On March 23-24, 2009, Ray Willemann, IRIS's Director of Planning, and Paul Richards, Mellon Professor of the Natural Sciences, Lamont-Doherty Earth Observatory of Columbia University, participated in the Third China-U.S. Roundtable on Scientific Data Cooperation in Qingdao, China. The Roundtable Discussions are organized by the China and U.S. National Committees for CODATA (Committee on Data for Science and Technology, an interdisciplinary committee of the International Council of Science) as a forum for stakeholders to address scientific data practices and as a catalyst for bilateral cooperation.
Chaired by Roberta Balstad, a senior fellow at the Center for International Earth Science Information Network (CIESIN), and Guo Huadong, Director of the Center for Earth Observation and Digital Earth of the Chinese Academy of Sciences, the meetings are an opportunity to review data exchanges with attention from the highest relevant levels of each government. Participants at this year's meeting included Fu Xiao-Feng, Director of the Division of General Affairs and Basic Research in the Ministry of Science and Technology of China, and Alexander DeAngelis, Director of the Beijing Office of the U.S. National Science Foundation.
As part of the effort to catalyze cooperation, the meeting chairpeople collect bilateral project proposals, which are described in the meeting reports that are delivered to science policy organizations in both countries. Recipients of the reports include the China and U.S. Academies of Science, the Natural Science Foundation of China (NSFC), the U.S. National Science Foundation, the China Ministry of Science and Technology (MOST), and the U.S. Office of Science and Technology Policy.

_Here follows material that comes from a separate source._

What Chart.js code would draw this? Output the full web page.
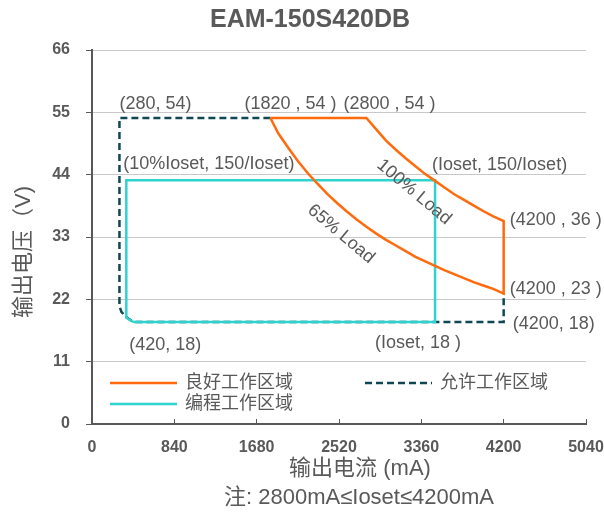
<!DOCTYPE html>
<html>
<head>
<meta charset="utf-8">
<script src="https://cdn.jsdelivr.net/npm/chart.js@4.4.1/dist/chart.umd.min.js"></script>
<style>
  html, body { margin: 0; padding: 0; background: #fff; }
  #wrap { width: 604px; height: 515px; }
</style>
</head>
<body>
<div id="wrap"><canvas id="c"></canvas></div>
<script>
// 刻度
const xTickValues = [0, 840, 1680, 2520, 3360, 4200, 5040];
const yTickValues = [0, 11, 22, 33, 44, 55, 66];

// 良好工作区域 (100% Load -> 65% Load)
const goodI = [1820, 2800, 2900, 3000, 3100, 3200, 3300, 3400, 3500, 3600, 3700, 3800, 3900, 4000, 4100, 4200,
               4200, 4100, 4000, 3900, 3800, 3700, 3600, 3500, 3400, 3300, 3200, 3100, 3000, 2900, 2800, 2700, 2600, 2500, 2400, 2300, 2200, 2100, 2000, 1900, 1820];
const goodV = [54, 54, 52, 50, 48.4, 46.9, 45.5, 44.1, 42.9, 41.7, 40.5, 39.5, 38.5, 37.5, 36.6, 35.8,
               23, 23.8, 24.4, 25, 25.7, 26.4, 27.1, 27.9, 28.7, 29.5, 30.5, 31.5, 32.5, 33.6, 34.8, 36.1, 37.5, 39, 40.6, 42.4, 44.3, 46.4, 48.8, 51.3, 54];

// 允许工作区域
const allowI = [1820, 280, 280, 300, 340, 420, 4200, 4200];
const allowV = [54, 54, 20.8, 19.8, 19, 18, 18, 23];

// 编程工作区域
const progI = [420, 350, 350, 3500, 3500, 420];
const progV = [18, 18.8, 43, 43, 18, 18];

// 标注
const noteTexts = ['(280, 54)', '(1820 , 54 )', '(2800 , 54 )', '(10%Ioset, 150/Ioset)', '(Ioset, 150/Ioset)',
                   '(4200 , 36 )', '(4200 , 23 )', '(4200, 18)', '(420, 18)', '(Ioset, 18 )'];
const noteI = [280, 1820, 2800, 350, 3500, 4200, 4200, 4200, 420, 3500];
const noteV = [54, 54, 54, 43, 43, 36, 23, 18, 18, 18];
const noteOffset = [[0, -14], [-26, -14], [-23, -14], [-3, -16], [-3, -15], [6, 0], [6, -5], [9, 2], [-4, 23], [-60, 21]];

const FONT = '"Liberation Sans", "Noto Sans CJK SC", sans-serif';
const GRAY = '#595959';
const ORANGE = '#FF6A0D';
const CYAN = '#2ED3CF';
const DARK = '#0F4752';

const toPts = (xs, ys) => xs.map((x, i) => ({ x: x, y: ys[i] }));

const extras = {
  id: 'extras',
  afterDatasetsDraw(chart) {
    const ctx = chart.ctx;
    const xs = chart.scales.x, ys = chart.scales.y;
    ctx.save();
    ctx.fillStyle = GRAY;
    ctx.font = '18px ' + FONT;
    ctx.textBaseline = 'middle';
    ctx.textAlign = 'left';
    noteTexts.forEach((t, i) => {
      const px = xs.getPixelForValue(noteI[i]) + noteOffset[i][0];
      const py = ys.getPixelForValue(noteV[i]) + noteOffset[i][1];
      ctx.fillText(t, px, py);
    });
    // 负载曲线文字
    ctx.textAlign = 'center';
    [['100% Load', 414, 192], ['65% Load', 341, 234]].forEach(([t, x, y]) => {
      ctx.save();
      ctx.translate(x, y);
      ctx.rotate(40 * Math.PI / 180);
      ctx.fillText(t, 0, 0);
      ctx.restore();
    });
    ctx.restore();
  },
  afterDraw(chart) {
    const ctx = chart.ctx;
    ctx.save();
    ctx.fillStyle = GRAY;
    ctx.textBaseline = 'middle';
    ctx.textAlign = 'center';
    ctx.font = 'bold 25px ' + FONT;
    ctx.fillText('EAM-150S420DB', 310, 20);

    ctx.font = '22px ' + FONT;
    ctx.fillText('输出电流 (mA)', 360, 469);
    ctx.font = '22px ' + FONT;
    ctx.fillText('注: 2800mA≤Ioset≤4200mA', 359, 498);

    ctx.save();
    ctx.translate(24, 252);
    ctx.rotate(-Math.PI / 2);
    ctx.font = '22px ' + FONT;
    ctx.fillText('输出电压（V)', 0, 0);
    ctx.restore();

    // 图例
    const items = [[0, 110, 383], [2, 110, 404], [1, 365, 383]];
    ctx.textAlign = 'left';
    ctx.font = '18px ' + FONT;
    items.forEach(([di, x, y]) => {
      const ds = chart.data.datasets[di];
      ctx.beginPath();
      ctx.strokeStyle = ds.borderColor;
      ctx.lineWidth = ds.borderWidth;
      ctx.setLineDash(ds.borderDash || []);
      ctx.moveTo(x, y);
      ctx.lineTo(x + 67, y);
      ctx.stroke();
      ctx.setLineDash([]);
      ctx.fillText(ds.label, x + 75, y);
    });
    ctx.restore();
  }
};

new Chart(document.getElementById('c'), {
  type: 'scatter',
  data: {
    datasets: [
      {
        label: '良好工作区域',
        data: toPts(goodI, goodV),
        showLine: true,
        borderColor: ORANGE,
        borderWidth: 2.5,
        pointRadius: 0,
        order: 1
      },
      {
        label: '允许工作区域',
        data: toPts(allowI, allowV),
        showLine: true,
        borderColor: DARK,
        borderWidth: 2.5,
        borderDash: [7, 4],
        pointRadius: 0,
        order: 3
      },
      {
        label: '编程工作区域',
        data: toPts(progI, progV),
        showLine: true,
        borderColor: CYAN,
        borderWidth: 2.5,
        pointRadius: 0,
        order: 2
      }
    ]
  },
  options: {
    responsive: true,
    maintainAspectRatio: false,
    animation: false,
    layout: { padding: { top: 50, right: 18, left: 0, bottom: 0 } },
    plugins: {
      legend: { display: false },
      tooltip: { enabled: false }
    },
    scales: {
      x: {
        type: 'linear',
        min: 0,
        max: 5040,
        afterBuildTicks: s => { s.ticks = xTickValues.map(v => ({ value: v })); },
        afterFit: s => { s.height = 91; s.paddingLeft = 0; s.paddingRight = 0; },
        grid: { drawOnChartArea: false, drawTicks: true, tickLength: -5, tickColor: GRAY, tickWidth: 1 },
        border: { color: GRAY, width: 2 },
        ticks: { color: GRAY, font: { family: FONT, size: 16, weight: 'bold' }, padding: 19, maxRotation: 0, callback: v => String(v) }
      },
      y: {
        type: 'linear',
        min: 0,
        max: 66,
        afterBuildTicks: s => { s.ticks = yTickValues.map(v => ({ value: v })); },
        afterFit: s => { s.width = 92; },
        grid: { color: '#C8C8C8', lineWidth: 1, drawTicks: true, tickLength: 6, tickColor: GRAY },
        border: { color: GRAY, width: 2 },
        ticks: { color: GRAY, font: { family: FONT, size: 16, weight: 'bold' }, padding: 16, callback: v => String(v) }
      }
    }
  },
  plugins: [extras]
});
</script>
</body>
</html>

In his presentation, Ray Willemann made two project proposals. In the first, he proposed that the China Earthquake Administration and the IRIS Data Management Center exchange one month of continuous data from 50 to 100 seismic stations in each country. The one-month period was intended to be sufficient for pilot studies that foster full-scale collaborative projects by demonstrating research that is possible only with continuous data, such as ambient noise tomography, analysis of episodic tremor and slip, discovery of slow earthquakes and repeating earthquakes, and monitoring stress changes on faults. The objective is to move forward quickly so that pilot projects can be described at the Fourth Roundtable, which might be held during the first half of 2010.
Willemann's second proposal was to open the IRIS Research Experiences for Undergraduates (REU) Program for two undergraduate students from China during the summer of 2010. Funding for the REU program can be used only to support students from within the U.S., so Willemann is asking universities in China to seek financial support for their students' participation from NSFC or MOST. John Taber, IRIS's Education and Outreach Program Manager, has offered to leverage the infrastructure of the existing program, including the one-week intern orientation at New Mexico Tech and the process used to pair interns with U.S. hosts, to ensure each project is successful.